Legal experts believe the verdict marks the first time a jury has found that tobacco companies should pay for such programs.
"For the first time ever in this country, a jury has awarded a comprehensive smoking cessation program, not dollar damages," lawyer Joseph Bruno said. "Instead the jury approved what is needed to help those addicted to smoking."
Appeal
Tobacco lawyers said they would immediately appeal, and the case could drag on for years in the courts before Big Tobacco actually spends any money on the programs. The next and final phase of the trial will determine how the programs will run, but that portion cannot begin until appeals of Friday's ruling are complete.
The verdict by a jury in state civil district court in Orleans Parish covers hundreds of thousands of Louisiana residents who smoked before the mid-1990s, when the suit was filed. None of the smokers in the lawsuit can get individual damages.
Lawyers for the smokers in the class-action lawsuit had wanted $1 billion for smoking cessation programs -- an amount tobacco lawyers deemed excessive. They said two to three years of programs, at up to $9 million a year, would give smokers time to get counseling and try various aids to quit smoking.
The lawsuit also had wanted the programs to last up to 25 years, but jurors set them at 10 years.

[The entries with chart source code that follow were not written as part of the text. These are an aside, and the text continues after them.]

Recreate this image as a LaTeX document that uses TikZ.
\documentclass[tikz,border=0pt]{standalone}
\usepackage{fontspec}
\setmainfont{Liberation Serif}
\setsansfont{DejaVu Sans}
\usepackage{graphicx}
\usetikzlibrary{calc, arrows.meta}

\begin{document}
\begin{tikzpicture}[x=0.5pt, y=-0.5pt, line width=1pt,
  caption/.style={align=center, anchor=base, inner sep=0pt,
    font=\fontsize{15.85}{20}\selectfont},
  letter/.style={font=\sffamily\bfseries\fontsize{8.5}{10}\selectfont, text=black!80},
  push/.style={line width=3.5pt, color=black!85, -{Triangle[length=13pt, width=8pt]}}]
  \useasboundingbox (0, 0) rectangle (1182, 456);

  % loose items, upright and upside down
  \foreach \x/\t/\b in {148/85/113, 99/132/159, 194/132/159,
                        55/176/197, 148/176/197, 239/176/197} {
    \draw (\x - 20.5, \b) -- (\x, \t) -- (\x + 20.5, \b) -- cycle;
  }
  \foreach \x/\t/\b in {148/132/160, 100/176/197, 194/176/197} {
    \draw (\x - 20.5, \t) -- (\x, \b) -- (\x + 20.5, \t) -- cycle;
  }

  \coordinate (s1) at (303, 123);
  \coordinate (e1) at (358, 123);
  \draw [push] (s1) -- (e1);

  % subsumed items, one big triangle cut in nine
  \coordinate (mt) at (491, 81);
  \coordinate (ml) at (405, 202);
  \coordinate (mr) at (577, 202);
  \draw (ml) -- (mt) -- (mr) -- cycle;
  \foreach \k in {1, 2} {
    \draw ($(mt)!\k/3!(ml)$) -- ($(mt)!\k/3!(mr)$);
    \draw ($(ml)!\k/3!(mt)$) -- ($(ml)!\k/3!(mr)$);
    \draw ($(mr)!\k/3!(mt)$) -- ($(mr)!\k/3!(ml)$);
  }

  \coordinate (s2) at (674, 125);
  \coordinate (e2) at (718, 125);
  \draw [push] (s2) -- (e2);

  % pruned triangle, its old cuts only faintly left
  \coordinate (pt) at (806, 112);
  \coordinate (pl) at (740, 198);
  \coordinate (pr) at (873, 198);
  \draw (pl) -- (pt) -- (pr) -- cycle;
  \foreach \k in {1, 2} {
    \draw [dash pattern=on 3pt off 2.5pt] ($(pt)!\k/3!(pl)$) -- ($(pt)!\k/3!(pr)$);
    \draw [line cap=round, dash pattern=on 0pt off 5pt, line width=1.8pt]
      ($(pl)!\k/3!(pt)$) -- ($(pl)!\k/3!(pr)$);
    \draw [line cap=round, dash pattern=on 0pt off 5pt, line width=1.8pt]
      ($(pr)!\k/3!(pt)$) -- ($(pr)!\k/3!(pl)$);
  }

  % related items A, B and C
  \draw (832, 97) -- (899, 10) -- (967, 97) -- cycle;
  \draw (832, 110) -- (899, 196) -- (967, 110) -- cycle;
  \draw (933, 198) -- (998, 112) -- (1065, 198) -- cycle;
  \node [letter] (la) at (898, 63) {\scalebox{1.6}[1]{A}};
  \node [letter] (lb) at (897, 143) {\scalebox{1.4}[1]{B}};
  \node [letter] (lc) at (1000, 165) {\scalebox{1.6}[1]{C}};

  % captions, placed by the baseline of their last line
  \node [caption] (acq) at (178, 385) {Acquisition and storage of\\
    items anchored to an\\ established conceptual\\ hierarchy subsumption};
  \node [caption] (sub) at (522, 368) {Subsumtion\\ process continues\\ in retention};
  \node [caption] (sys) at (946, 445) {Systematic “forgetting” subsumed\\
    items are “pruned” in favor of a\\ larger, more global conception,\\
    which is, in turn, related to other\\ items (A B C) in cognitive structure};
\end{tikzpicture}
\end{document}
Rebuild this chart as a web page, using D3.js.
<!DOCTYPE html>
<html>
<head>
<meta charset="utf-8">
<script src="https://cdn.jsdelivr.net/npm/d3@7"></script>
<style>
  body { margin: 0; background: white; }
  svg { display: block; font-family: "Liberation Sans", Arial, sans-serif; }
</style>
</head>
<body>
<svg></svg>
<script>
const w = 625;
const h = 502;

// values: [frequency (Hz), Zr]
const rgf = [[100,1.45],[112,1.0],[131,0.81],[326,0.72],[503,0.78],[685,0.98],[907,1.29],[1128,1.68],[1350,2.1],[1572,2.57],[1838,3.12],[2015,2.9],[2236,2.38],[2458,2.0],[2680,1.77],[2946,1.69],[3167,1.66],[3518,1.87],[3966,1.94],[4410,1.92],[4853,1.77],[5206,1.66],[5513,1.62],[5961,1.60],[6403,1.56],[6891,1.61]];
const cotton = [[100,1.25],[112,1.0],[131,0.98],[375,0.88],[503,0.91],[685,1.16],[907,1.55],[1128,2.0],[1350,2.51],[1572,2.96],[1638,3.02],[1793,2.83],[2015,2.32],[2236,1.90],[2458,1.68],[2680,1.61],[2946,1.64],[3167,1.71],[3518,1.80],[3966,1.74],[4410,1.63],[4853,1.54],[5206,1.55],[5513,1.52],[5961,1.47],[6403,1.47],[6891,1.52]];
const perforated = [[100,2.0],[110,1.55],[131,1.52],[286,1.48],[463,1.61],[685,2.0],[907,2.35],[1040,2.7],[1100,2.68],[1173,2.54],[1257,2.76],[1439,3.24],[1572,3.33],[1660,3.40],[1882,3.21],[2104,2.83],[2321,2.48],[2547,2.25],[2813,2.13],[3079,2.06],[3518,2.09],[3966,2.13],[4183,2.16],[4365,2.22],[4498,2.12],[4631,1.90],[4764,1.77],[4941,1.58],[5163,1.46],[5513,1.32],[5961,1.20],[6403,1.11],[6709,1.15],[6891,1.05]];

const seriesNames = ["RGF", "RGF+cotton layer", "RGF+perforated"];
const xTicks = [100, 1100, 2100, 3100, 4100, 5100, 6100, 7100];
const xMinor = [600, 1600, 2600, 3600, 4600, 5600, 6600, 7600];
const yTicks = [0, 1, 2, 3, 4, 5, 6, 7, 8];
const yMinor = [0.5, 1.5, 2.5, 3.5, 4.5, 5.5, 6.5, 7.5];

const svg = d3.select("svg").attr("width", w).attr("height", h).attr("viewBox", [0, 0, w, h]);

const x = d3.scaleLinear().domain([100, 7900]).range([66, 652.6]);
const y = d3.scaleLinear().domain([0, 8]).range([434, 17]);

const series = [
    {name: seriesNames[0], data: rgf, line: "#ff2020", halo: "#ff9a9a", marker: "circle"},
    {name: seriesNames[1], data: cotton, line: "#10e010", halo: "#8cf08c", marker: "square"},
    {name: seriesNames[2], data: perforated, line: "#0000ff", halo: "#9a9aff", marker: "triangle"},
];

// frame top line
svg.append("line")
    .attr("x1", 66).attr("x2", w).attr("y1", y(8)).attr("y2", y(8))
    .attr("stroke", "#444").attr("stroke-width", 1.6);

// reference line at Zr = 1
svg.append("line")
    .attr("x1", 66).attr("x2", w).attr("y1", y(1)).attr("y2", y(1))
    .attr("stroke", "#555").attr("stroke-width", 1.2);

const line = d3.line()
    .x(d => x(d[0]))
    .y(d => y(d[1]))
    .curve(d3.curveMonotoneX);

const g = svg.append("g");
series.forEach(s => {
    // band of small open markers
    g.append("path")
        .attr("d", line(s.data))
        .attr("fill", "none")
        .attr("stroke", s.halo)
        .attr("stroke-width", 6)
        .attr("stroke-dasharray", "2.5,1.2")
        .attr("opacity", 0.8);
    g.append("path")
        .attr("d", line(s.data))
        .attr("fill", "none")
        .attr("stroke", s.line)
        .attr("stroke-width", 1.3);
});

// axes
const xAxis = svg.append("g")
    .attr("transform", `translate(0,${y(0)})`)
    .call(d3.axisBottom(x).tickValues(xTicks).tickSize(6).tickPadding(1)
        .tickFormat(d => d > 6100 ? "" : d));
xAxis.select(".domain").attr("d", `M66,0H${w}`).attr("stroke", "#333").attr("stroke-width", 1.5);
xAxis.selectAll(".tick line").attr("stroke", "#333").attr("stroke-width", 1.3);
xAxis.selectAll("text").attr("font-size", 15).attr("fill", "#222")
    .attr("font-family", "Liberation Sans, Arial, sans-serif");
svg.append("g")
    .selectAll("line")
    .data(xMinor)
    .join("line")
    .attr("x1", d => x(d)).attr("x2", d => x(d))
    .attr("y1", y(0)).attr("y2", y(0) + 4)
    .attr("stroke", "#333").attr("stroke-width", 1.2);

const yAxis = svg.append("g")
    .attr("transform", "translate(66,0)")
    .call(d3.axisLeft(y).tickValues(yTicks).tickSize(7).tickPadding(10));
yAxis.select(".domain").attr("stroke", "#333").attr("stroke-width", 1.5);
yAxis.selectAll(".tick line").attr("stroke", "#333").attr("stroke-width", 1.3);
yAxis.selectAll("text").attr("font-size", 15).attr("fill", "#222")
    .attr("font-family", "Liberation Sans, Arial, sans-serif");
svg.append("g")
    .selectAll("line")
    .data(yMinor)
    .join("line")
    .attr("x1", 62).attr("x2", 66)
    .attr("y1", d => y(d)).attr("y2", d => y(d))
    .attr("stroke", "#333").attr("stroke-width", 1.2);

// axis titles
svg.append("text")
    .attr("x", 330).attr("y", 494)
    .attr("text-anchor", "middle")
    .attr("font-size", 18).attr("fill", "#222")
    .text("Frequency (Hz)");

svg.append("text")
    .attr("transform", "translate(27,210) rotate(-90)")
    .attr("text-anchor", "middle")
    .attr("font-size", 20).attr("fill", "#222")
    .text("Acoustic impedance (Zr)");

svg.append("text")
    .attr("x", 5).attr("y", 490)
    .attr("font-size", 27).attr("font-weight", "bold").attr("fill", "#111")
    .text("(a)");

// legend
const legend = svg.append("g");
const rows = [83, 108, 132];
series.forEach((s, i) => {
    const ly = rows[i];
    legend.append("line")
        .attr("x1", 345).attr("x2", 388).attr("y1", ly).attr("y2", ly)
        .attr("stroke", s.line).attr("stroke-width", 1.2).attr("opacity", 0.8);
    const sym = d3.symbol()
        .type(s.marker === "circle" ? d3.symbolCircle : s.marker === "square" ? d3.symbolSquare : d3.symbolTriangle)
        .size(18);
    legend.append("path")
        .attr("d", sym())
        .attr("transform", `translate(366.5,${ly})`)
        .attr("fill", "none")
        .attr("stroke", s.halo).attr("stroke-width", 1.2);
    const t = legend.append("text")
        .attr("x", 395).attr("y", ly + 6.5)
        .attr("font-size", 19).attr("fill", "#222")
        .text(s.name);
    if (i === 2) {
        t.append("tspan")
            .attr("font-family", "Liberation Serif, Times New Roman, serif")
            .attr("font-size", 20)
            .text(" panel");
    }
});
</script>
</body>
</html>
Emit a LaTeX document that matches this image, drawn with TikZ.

The verdict came in the second phase of a lengthy trial.
Deception
In July, the same jury found that cigarette makers had deceived the public with an addictive product and schemed to market cigarettes to children. It rejected calls for medical monitoring for present and former smokers, but said the industry should provide free smoking-cessation programs.
The current phase was to determine how much the industry should spend on the programs and what those programs should be. The third phase -- to determine how the programs will work -- will be held without the jury.
R.J. Reynolds attorney Phillip A. Wittmann said he would argue in an appeal that the case should have been halted before Friday's ruling.
"This case was certified as a class action to answer one question: Whether cigarettes and nicotine are defective products," Wittmann said. When jurors found that they were not defective, the case should have stopped there, he said.